Forum OpenACS Development: Notes from OpenACS 6 Discussion Breakout: Customizing Package Code

I am responding in a different thread to start the actual discussion on this item: https://openacs.org/forums/message-view?message_id=178384

Dave: The underlying idea is that if OpenACS is going to be both in the eLearning space, in KM, and in whatever-website-you-happen-to-build-for-your-grand-mom business, then it will have to allow for customizing the user interface. For example, if you have a site that only needs one forum, it should be trivial to get rid of the page listing all forums in a package instance. Currently that requires manually changing files in the packages/forums/www/ directory, which means you're now going to have trouble upgrading.

Second, the ability of users or superusers to tweak and make changes to the user interface is a major differentiator in the .LRN market. None of the big players support this (for obvious reasons), and everybody is doing it - Heidelberg, Mannheim, Bergen, Vienna, Sloan.

Now, my thinking is that browsing objects in the CR is different from browsing pages in the system. In a traditional CMS system, in the back-end, you'd have one page per news item, for example. In OpenACS, we have one news-item page, and it takes a parameter of which news-item to display. I want to keep things the OpenACS way, because that's what a dynamic web application platform should look like, but I'd like to (a) make it easy for people to customize UI to suit their users, and (b) do so without forking code, and (c) have a back-end UI to help them.

Now, we talked about where to store such a thing, noting that there would be advantages to being able to use version control for this (it's essentially UI development), and Jeff suggested just storing it in a /local directory.
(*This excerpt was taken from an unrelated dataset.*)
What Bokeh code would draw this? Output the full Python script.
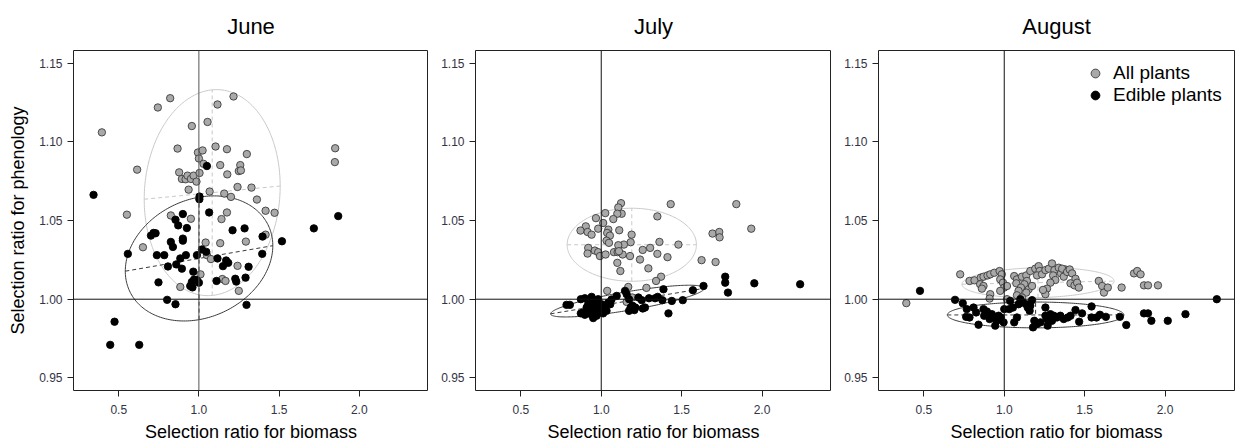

I think there are two issues here. First customizing package code for local needs. This is easy to do. Using a subdirectory called local is a good idea. I wrote a two line procedure that can check in another directory before going to packages in the request processor. I even was able to let it find an ADP page in the /local directory, but still use the tcl scripts under the pakcage directory if you just wanted to change the adps.

Now. One reason I looked into storing these items in the content repository was to offer a web interface for designers. At this point I think a WebDAV interface would be better, but you still can use OpenACS access control to the files, so designers don't need a login to the server itself. This does not mean the ulimate files served to the user are taken from the database, the CR already supports publishing templates to the filesystem. It would be possible to then integrate those published files with CVS.

The other issue is that there is no reason NOT to use the content repostiory features to serve a tempalted news item instead of having the new display be only in the filesystem. Using a template definied by the content repository template assignment features does not in any way change how OpenACS works. If you put all the news items in a foler and named them with the news item_id, the url would like this this: /news/12345 and would work just like it does now. There is also no reason the template code couldn't extract the news item_id from a query variable in the same way it does now.

Right now the trick is coordinating the tcl code to generate a datasource for a content repository item. Currectly the code that pbulishes a template looks for a correspsponding tcl file parallel to where the adp will be published, and if one does not exist it generates a tcl file that can create a datasource from the content type definition.

When we have a tcl procedure to generate this datasource per object type it would be easy to generate this automatically. To add additional "things" to a page besides just the one item, the current system of include and master templates would work just as it does now.

Comments?

When you speak in favor of using the content repostiory features to serve templated news items, are you referring to content::init, or something else?